Starting at the line that contains "Recreate this image" and stopping at the line that contains "ax.set_axisbelow(True)", return those lines exactly and nothing else. Both end lines count; pictures do not.

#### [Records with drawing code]
** Begin **
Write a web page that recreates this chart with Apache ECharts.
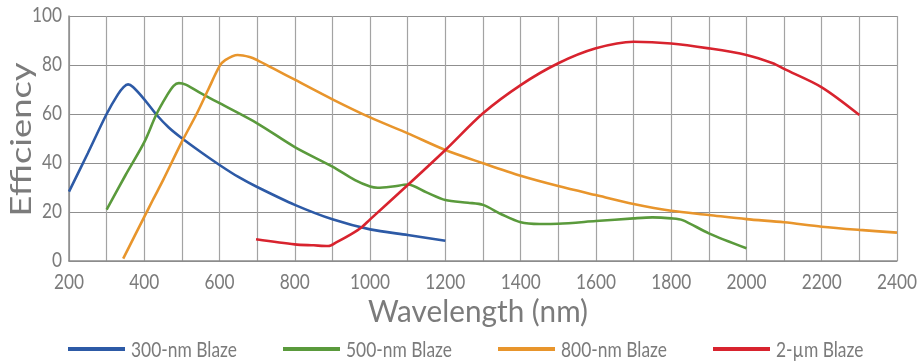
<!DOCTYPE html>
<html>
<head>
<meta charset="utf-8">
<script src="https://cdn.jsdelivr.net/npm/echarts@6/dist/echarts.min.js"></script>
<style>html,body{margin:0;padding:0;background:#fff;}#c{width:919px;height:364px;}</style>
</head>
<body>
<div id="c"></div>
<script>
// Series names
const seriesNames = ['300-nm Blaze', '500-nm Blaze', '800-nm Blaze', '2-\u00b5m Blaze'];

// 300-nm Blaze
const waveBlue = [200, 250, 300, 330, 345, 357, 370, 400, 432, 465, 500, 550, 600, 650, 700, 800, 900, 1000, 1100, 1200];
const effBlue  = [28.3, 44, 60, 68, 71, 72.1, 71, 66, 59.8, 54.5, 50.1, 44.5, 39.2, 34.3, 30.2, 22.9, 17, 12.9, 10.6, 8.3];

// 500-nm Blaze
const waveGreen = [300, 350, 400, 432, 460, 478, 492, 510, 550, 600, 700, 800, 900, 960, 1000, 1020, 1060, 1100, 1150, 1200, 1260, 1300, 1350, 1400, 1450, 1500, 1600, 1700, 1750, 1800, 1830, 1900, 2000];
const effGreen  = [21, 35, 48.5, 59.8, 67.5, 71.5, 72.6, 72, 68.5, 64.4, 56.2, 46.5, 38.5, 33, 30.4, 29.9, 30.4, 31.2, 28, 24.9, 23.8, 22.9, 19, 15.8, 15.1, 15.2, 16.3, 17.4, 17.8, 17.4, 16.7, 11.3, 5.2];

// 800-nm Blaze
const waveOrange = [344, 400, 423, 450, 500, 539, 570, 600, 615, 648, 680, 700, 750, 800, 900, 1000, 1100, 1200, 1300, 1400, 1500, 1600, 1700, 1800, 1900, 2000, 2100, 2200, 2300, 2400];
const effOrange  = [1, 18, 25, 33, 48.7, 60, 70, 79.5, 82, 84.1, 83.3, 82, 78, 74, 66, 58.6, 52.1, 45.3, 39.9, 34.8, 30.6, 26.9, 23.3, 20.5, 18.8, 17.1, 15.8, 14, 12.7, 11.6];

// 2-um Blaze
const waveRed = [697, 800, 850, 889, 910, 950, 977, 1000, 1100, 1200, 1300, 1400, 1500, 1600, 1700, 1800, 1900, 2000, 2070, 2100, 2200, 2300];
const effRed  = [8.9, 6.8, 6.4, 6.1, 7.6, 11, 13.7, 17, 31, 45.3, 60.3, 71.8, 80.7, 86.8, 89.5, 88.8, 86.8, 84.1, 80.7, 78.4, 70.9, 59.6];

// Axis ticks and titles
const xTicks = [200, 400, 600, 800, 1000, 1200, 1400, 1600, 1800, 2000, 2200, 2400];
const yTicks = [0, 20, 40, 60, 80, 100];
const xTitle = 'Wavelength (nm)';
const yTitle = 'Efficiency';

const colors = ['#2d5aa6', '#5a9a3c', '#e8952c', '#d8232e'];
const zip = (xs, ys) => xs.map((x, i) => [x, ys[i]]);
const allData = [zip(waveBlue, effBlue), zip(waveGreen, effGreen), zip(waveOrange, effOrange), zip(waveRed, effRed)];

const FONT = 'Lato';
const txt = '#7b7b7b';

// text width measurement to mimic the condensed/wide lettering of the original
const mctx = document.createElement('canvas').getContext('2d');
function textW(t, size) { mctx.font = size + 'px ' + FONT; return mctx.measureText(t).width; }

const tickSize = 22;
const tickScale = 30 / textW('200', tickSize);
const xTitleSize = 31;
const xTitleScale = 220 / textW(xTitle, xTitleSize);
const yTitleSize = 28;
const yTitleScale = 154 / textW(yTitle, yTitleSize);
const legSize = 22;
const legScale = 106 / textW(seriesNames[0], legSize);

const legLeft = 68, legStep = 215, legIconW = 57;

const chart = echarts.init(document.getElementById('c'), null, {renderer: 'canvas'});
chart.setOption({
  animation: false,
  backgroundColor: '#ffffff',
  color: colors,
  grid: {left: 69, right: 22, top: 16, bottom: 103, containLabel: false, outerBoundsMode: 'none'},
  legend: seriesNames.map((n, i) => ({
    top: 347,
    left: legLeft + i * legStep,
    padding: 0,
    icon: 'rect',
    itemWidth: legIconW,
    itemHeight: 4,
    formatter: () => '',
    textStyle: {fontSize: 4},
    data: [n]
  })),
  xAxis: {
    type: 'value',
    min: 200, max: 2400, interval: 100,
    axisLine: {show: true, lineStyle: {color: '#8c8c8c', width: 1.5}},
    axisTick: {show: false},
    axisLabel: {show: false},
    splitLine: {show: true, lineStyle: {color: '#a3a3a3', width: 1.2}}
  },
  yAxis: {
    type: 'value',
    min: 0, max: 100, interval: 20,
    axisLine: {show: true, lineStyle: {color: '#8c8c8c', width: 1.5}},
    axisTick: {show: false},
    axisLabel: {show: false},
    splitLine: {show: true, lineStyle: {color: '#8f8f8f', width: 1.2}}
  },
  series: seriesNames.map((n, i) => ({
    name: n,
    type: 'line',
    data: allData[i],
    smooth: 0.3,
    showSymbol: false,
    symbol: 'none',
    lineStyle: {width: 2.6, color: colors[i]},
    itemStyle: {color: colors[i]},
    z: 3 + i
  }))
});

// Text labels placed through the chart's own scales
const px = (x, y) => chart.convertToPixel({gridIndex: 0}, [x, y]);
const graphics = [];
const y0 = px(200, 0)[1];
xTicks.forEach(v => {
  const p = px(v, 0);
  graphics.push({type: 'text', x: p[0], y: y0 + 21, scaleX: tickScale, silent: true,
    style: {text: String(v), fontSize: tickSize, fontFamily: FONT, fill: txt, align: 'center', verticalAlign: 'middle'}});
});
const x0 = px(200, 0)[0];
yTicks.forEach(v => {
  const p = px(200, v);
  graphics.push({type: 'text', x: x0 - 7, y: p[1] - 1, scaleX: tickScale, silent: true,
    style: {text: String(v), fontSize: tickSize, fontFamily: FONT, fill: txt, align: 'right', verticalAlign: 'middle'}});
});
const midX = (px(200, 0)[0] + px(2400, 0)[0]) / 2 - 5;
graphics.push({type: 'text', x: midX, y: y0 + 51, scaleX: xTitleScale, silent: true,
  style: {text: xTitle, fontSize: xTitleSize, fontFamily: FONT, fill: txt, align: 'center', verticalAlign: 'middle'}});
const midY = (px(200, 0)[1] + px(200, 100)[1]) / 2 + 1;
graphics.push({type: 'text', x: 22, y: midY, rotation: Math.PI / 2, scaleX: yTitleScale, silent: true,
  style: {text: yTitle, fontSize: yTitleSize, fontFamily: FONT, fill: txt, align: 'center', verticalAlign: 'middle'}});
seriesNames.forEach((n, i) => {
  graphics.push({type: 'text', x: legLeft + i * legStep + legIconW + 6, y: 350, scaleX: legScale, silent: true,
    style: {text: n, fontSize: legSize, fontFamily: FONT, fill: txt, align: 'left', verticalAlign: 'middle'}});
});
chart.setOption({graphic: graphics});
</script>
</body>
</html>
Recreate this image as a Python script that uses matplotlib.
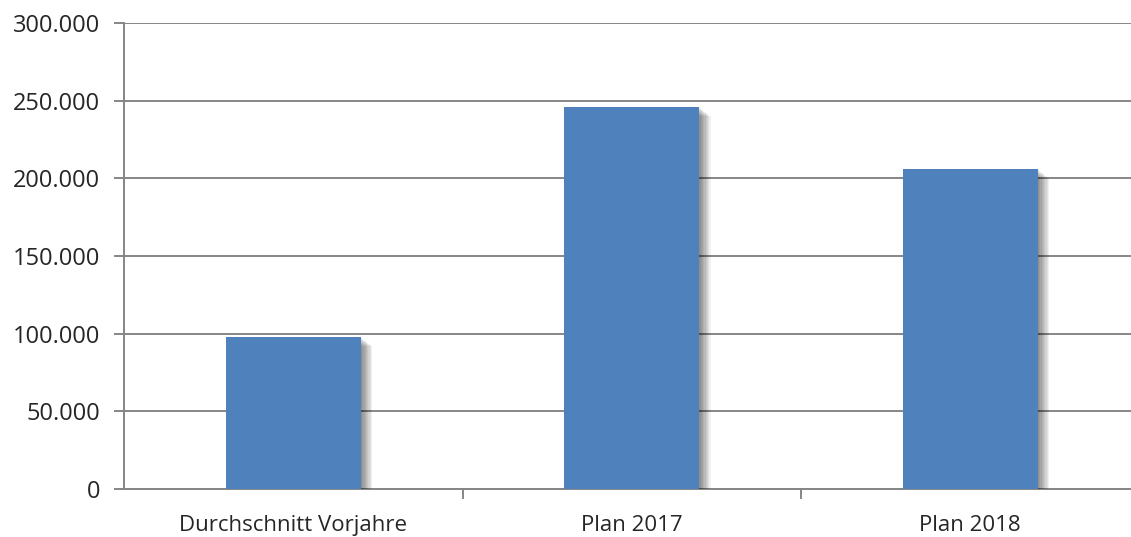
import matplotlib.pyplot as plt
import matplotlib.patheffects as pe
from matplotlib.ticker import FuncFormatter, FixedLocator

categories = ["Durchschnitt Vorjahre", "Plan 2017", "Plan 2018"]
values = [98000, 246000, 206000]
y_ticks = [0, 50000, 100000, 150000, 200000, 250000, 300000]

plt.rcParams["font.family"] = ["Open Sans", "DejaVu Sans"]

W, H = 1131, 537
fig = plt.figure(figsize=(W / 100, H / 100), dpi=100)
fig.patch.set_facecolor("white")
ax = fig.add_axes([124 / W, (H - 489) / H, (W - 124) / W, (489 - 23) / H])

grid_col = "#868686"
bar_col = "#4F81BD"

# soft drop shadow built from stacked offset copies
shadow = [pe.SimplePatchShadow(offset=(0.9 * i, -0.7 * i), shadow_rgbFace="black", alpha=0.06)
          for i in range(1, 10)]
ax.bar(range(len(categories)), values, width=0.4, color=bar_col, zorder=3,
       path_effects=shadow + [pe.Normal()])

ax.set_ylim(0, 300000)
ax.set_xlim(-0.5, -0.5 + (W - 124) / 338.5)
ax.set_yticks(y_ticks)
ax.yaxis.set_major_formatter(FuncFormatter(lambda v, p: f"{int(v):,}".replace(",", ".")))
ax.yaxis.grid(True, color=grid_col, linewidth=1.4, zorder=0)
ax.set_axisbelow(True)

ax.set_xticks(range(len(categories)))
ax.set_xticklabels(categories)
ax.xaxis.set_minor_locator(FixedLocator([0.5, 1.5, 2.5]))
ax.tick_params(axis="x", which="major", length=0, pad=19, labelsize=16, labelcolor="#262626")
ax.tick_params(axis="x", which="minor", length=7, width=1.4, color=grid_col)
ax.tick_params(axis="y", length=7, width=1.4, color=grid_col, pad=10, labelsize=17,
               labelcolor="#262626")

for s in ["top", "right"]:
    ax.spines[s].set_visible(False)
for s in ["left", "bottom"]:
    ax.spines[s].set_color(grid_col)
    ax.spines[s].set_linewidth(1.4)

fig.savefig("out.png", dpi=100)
** End **
#### [RESPONSE]
Recreate this image as a Python script that uses matplotlib.
import matplotlib.pyplot as plt
import matplotlib.patheffects as pe
from matplotlib.ticker import FuncFormatter, FixedLocator

categories = ["Durchschnitt Vorjahre", "Plan 2017", "Plan 2018"]
values = [98000, 246000, 206000]
y_ticks = [0, 50000, 100000, 150000, 200000, 250000, 300000]

plt.rcParams["font.family"] = ["Open Sans", "DejaVu Sans"]

W, H = 1131, 537
fig = plt.figure(figsize=(W / 100, H / 100), dpi=100)
fig.patch.set_facecolor("white")
ax = fig.add_axes([124 / W, (H - 489) / H, (W - 124) / W, (489 - 23) / H])

grid_col = "#868686"
bar_col = "#4F81BD"

# soft drop shadow built from stacked offset copies
shadow = [pe.SimplePatchShadow(offset=(0.9 * i, -0.7 * i), shadow_rgbFace="black", alpha=0.06)
          for i in range(1, 10)]
ax.bar(range(len(categories)), values, width=0.4, color=bar_col, zorder=3,
       path_effects=shadow + [pe.Normal()])

ax.set_ylim(0, 300000)
ax.set_xlim(-0.5, -0.5 + (W - 124) / 338.5)
ax.set_yticks(y_ticks)
ax.yaxis.set_major_formatter(FuncFormatter(lambda v, p: f"{int(v):,}".replace(",", ".")))
ax.yaxis.grid(True, color=grid_col, linewidth=1.4, zorder=0)
ax.set_axisbelow(True)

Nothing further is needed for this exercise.